Chambers's Encyclopaedia, Volume 10: Swastika to Zyrianovsk and Index, p. 194

Thugs (from the Hindustani thaga, 'deceive'), the name for a religious fraternity in India, which, professedly in honour of the goddess Kāli, the wife of Siva, was addicted to the committal of murders, and lived upon the plunder obtained from its victims. Banding together in gangs, they assumed the appearance of ordinary traders, and, insinuating themselves into the confidence of unsuspecting fellow-travellers, killed them by strangling (whence they were often called phansigars, 'stranglers'), or by poisoning with datura (see THORN-APPLE). They were bound together by bloody oaths, and carried on systematic assassination on a large scale. They considered their murders pious rites, and their profession more than respectable. The confraternity appears to have come into existence under the early Mohammedan rulers of India; and though the English government frequently apprehended Thugs, it was reserved for Lord William Bentinck, assisted by Captain Sleeman, to adopt such vigorous measures as practically extirpated thuggee (thagt).
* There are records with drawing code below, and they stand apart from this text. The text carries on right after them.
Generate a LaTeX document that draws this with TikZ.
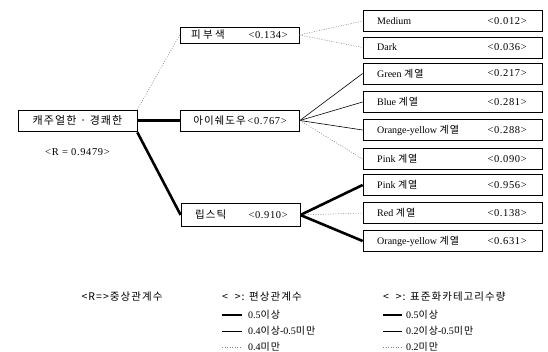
\documentclass[tikz,border=0pt]{standalone}
\usepackage{fontspec}
\setmainfont{Liberation Serif}
\newfontfamily\kr{Noto Sans CJK KR}
\newfontfamily\krs{Noto Sans CJK KR}[LetterSpace=10]
\newfontfamily\valfont{Liberation Serif}[LetterSpace=6]
\begin{document}
\begin{tikzpicture}[x=1pt,y=-1pt,
  box/.style={draw,line width=0.7pt,minimum height=21pt,inner sep=0pt,font=\fontsize{10}{11}\selectfont},
  midbox/.style={box,minimum width=119pt},
  rbox/.style={box,minimum width=179pt},
  txt/.style={inner sep=0pt,font=\fontsize{10}{11}\selectfont},
  val/.style={inner sep=0pt,font=\fontsize{10.5}{11}\selectfont\valfont},
  lg/.style={inner sep=0pt,anchor=west,font=\fontsize{10}{11}\selectfont},
  strong/.style={line width=2.6pt},
  medium/.style={line width=0.6pt},
  weak/.style={line width=0.5pt,gray,dash pattern=on 1pt off 1.5pt}]
\useasboundingbox (0,0) rectangle (548,352);
% root
\node[box,minimum width=119pt,font=\fontsize{11}{12}\selectfont] (root) at (77.5,120.5) {\krs 캐주얼한 · 경쾌한};
\node[val] (rlab) at (77.5,152) {<R = 0.9479>};
% middle boxes
\node[midbox,minimum height=16pt] (skin) at (239.5,35) {};
\node[txt,anchor=west,font=\fontsize{10.5}{11}\selectfont] (skint) at (191,35) {\kr 피 부 색};
\node[val,anchor=east] (skinv) at (288,35) {<0.134>};
\node[midbox] (eye) at (240,120.5) {{\fontsize{10.5}{11}\selectfont\krs 아이쉐도우}\,{\fontsize{10.5}{11}\selectfont\valfont<0.767>}};
\node[midbox,minimum height=23pt] (lip) at (240.5,215) {};
\node[txt,anchor=west,font=\fontsize{10.5}{11}\selectfont] (lipt) at (195,215) {\krs 립스틱};
\node[val,anchor=east] (lipv) at (288,215) {<0.910>};
% right boxes
\foreach \n/\y/\t/\v in {
  med/21/Medium/<0.012>,
  dark/47.5/Dark/<0.036>,
  green/73.5/Green {\krs 계열}/<0.217>,
  blue/102/Blue {\krs 계열}/<0.281>,
  oy/130/Orange-yellow {\krs 계열}/<0.288>,
  pink/159/Pink {\krs 계열}/<0.090>,
  pinkb/185/Pink {\krs 계열}/<0.956>,
  red/213/Red {\krs 계열}/<0.138>,
  oyb/241/Orange-yellow {\krs 계열}/<0.631>}{
  \node[rbox] (\n) at (452.5,\y) {};
  \node[txt,anchor=west] (\n t) at (377,\y) {\t};
  \node[val,anchor=east] (\n v) at (527,\y) {\v};
}
% connectors root -> middle
\draw[weak] (root.north east) -- (skin.west);
\draw[strong] (root.east) -- (eye.west);
\draw[strong] ([yshift=-1pt]root.south east) -- (lip.west);
% skin
\draw[weak] (skin.east) -- (med.west);
\draw[weak] (skin.east) -- (dark.west);
% eye
\draw[medium] (eye.east) -- (green.west);
\draw[medium] (eye.east) -- (blue.west);
\draw[medium] (eye.east) -- (oy.west);
\draw[weak] (eye.east) -- (pink.west);
% lip
\draw[strong] (lip.east) -- (pinkb.west);
\draw[weak] (lip.east) -- (red.west);
\draw[strong] (lip.east) -- (oyb.west);
% legend
\node[lg,anchor=center,font=\fontsize{10.5}{11}\selectfont] (l1) at (122,297) {\krs <R=>중상관계수};
\node[lg,font=\fontsize{10.5}{11}\selectfont] (l2) at (222,297) {\krs <\ \ >: 편상관계수};
\node[lg,font=\fontsize{10.5}{11}\selectfont] (l3) at (383,297) {\krs <\ \ >: 표준화카테고리수량};
\coordinate (a1) at (222,315); \coordinate (a1e) at (242,315);
\coordinate (a2) at (222,331); \coordinate (a2e) at (242,331);
\coordinate (a3) at (222,347); \coordinate (a3e) at (242,347);
\draw[strong] (a1) -- (a1e); \draw[medium] (a2) -- (a2e); \draw[weak] (a3) -- (a3e);
\node[lg] (t1) at (248,315) {0.5{\krs 이상}};
\node[lg] (t2) at (248,331) {0.4{\krs 이상}-0.5{\krs 미만}};
\node[lg] (t3) at (248,347) {0.4{\krs 미만}};
\coordinate (b1) at (383,315); \coordinate (b1e) at (402,315);
\coordinate (b2) at (383,331); \coordinate (b2e) at (402,331);
\coordinate (b3) at (383,347); \coordinate (b3e) at (402,347);
\draw[strong] (b1) -- (b1e); \draw[medium] (b2) -- (b2e); \draw[weak] (b3) -- (b3e);
\node[lg] (u1) at (406,315) {0.5{\krs 이상}};
\node[lg] (u2) at (406,331) {0.2{\krs 이상}-0.5{\krs 미만}};
\node[lg] (u3) at (406,347) {0.2{\krs 미만}};
\end{tikzpicture}
\end{document}
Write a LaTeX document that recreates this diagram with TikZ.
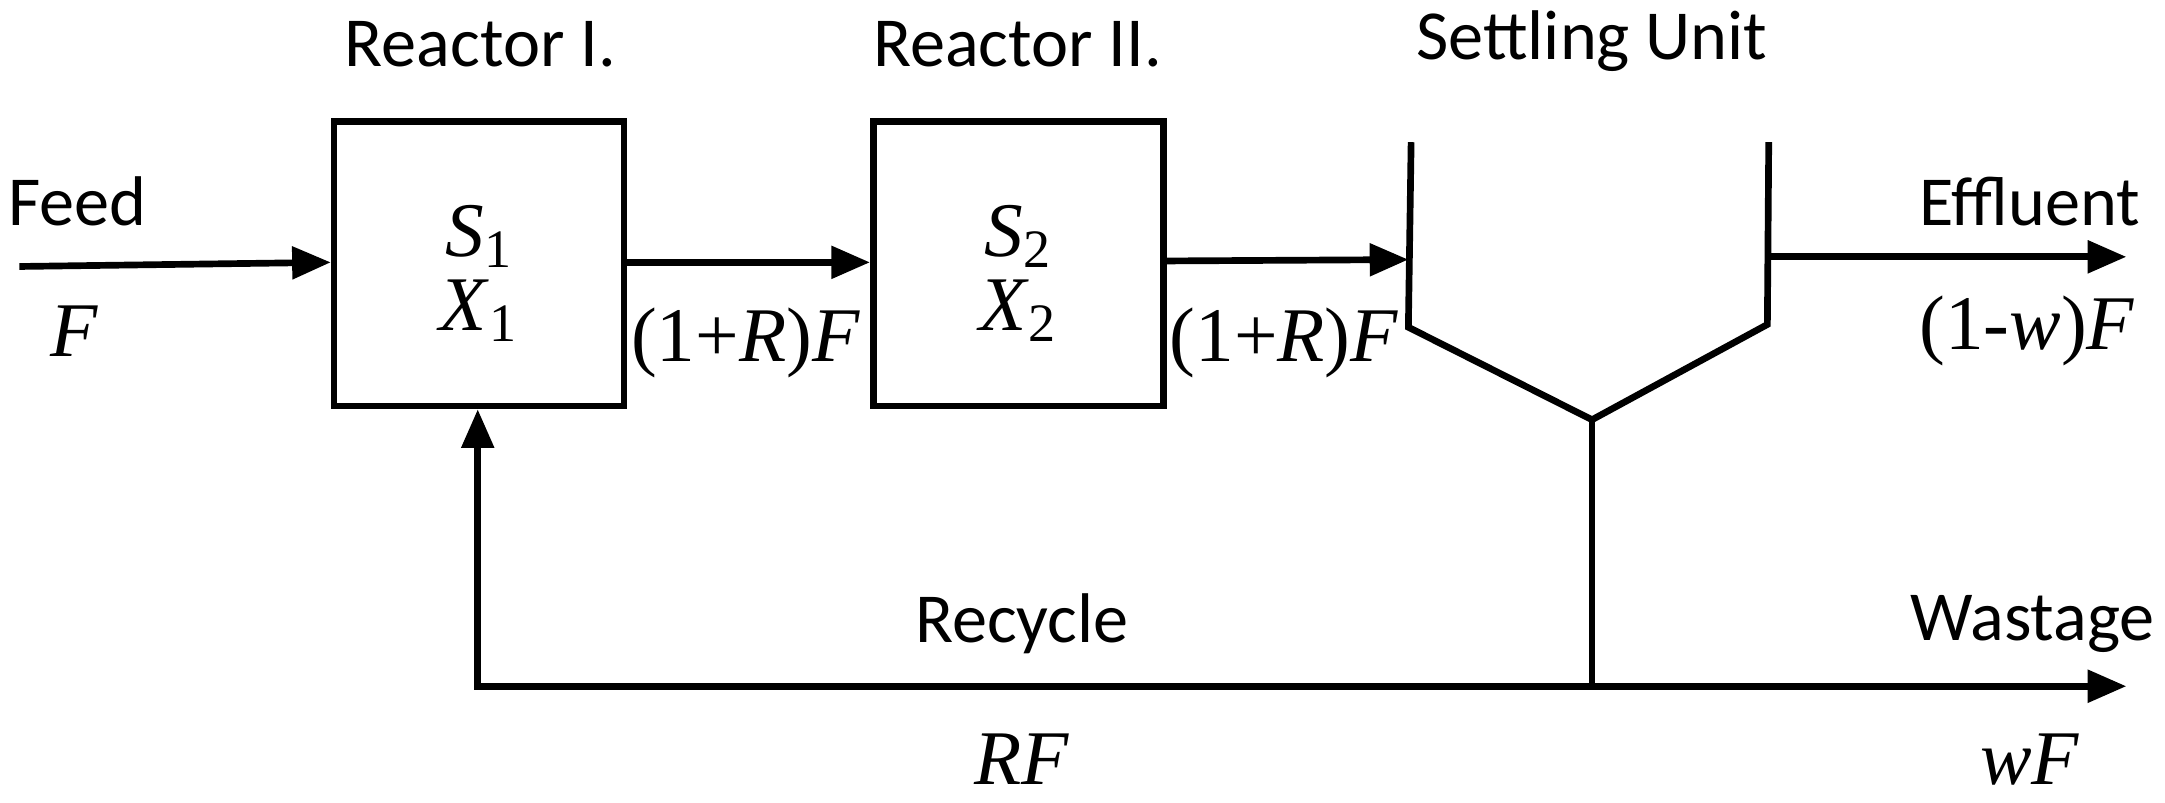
\documentclass[tikz,border=0pt]{standalone}
\usepackage{fontspec}
\setmainfont{Carlito}
\newfontfamily\serifm{Liberation Serif}
\usetikzlibrary{arrows.meta}
\begin{document}
\begin{tikzpicture}[x=0.01381cm,y=-0.01381cm,
  line/.style={line width=1.9pt},
  arr/.style={line width=1.9pt,-{Triangle[length=11pt,width=9pt]}},
  box/.style={draw,line width=1.9pt,minimum width=2.9cm,minimum height=2.845cm,inner sep=0pt},
  lab/.style={font=\fontsize{20}{22}\selectfont},
  mlab/.style={font=\serifm\fontsize{22}{24}\selectfont}]
\useasboundingbox (0,0) rectangle (1568,581);
\node[box] (r1) at (347,191) {};
\node[box] (r2) at (737.5,191) {};
\node[mlab,align=center] (t1) at (347,198) {\textit{S}\textsubscript{1}\\[-3pt]\textit{X}\textsubscript{1}};
\node[mlab,align=center] (t2) at (737.5,198) {\textit{S}\textsubscript{2}\\[-3pt]\textit{X}\textsubscript{2}};
\coordinate (feedin) at (14,193);
\coordinate (sl) at (1020,188);
\coordinate (sr) at (1281,186);
\coordinate (eff) at (1540,186);
\coordinate (sb) at (1153,304);
\coordinate (jn) at (1153,497);
\coordinate (rc) at (346,497);
\coordinate (wst) at (1540,497);
\draw[arr] (feedin) -- (r1.west |- 0,190);
\draw[arr] (r1.east |- 0,190) -- (r2.west |- 0,190);
\draw[arr] (r2.east |- 0,189) -- (sl);
\draw[line,line join=miter] (1022,103) -- (1020,237) -- (sb) -- (1280,235) -- (1281,103);
\draw[arr] (sr) -- (eff);
\draw[line] (sb) -- (jn);
\draw[arr] (jn) -- (wst);
\draw[arr] (jn) -- (rc) -- (r1.south -| rc);
\node[lab] (n1) at (348,32) {Reactor I.};
\node[lab] (n2) at (737,32) {Reactor II.};
\node[lab] (n3) at (1153,30) {Settling Unit};
\node[lab] (n4) at (56,146) {Feed};
\node[lab] (n5) at (1470,146) {Effluent};
\node[lab] (n6) at (740,452) {Recycle};
\node[lab] (n7) at (1472,452) {Wastage};
\node[mlab] (m1) at (54,240) {\textit{F}};
\node[mlab] (m2) at (1468,240) {(1-\textit{w})\textit{F}};
\node[mlab] (m3) at (540,248) {(1+\textit{R})\textit{F}};
\node[mlab] (m4) at (930,248) {(1+\textit{R})\textit{F}};
\node[mlab] (m5) at (740,550) {\textit{RF}};
\node[mlab] (m6) at (1470,550) {\textit{wF}};
\end{tikzpicture}
\end{document}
In 1826-35 no fewer than 1562 Thugs were apprehended—mainly by help of accomplices turning informers—of whom 382 were hanged, and most of the rest transported or imprisoned for life. Thuggee by poisoning was still carried on long after strangling was a thing of the past.

See Col. Meadows-Taylor's graphic tale, Confessions of a Thug (1839; new ed. 1879); Capt. Sleeman's Report (1840); Hutton's Thugs and Dacoits (1857); for thuggee in 1867, Hervey's Some Records of Crime (1892); and for their jargon, Sleeman's Ramasecana (1836) and Yule and Burnell's Hobson-Jobson (1886).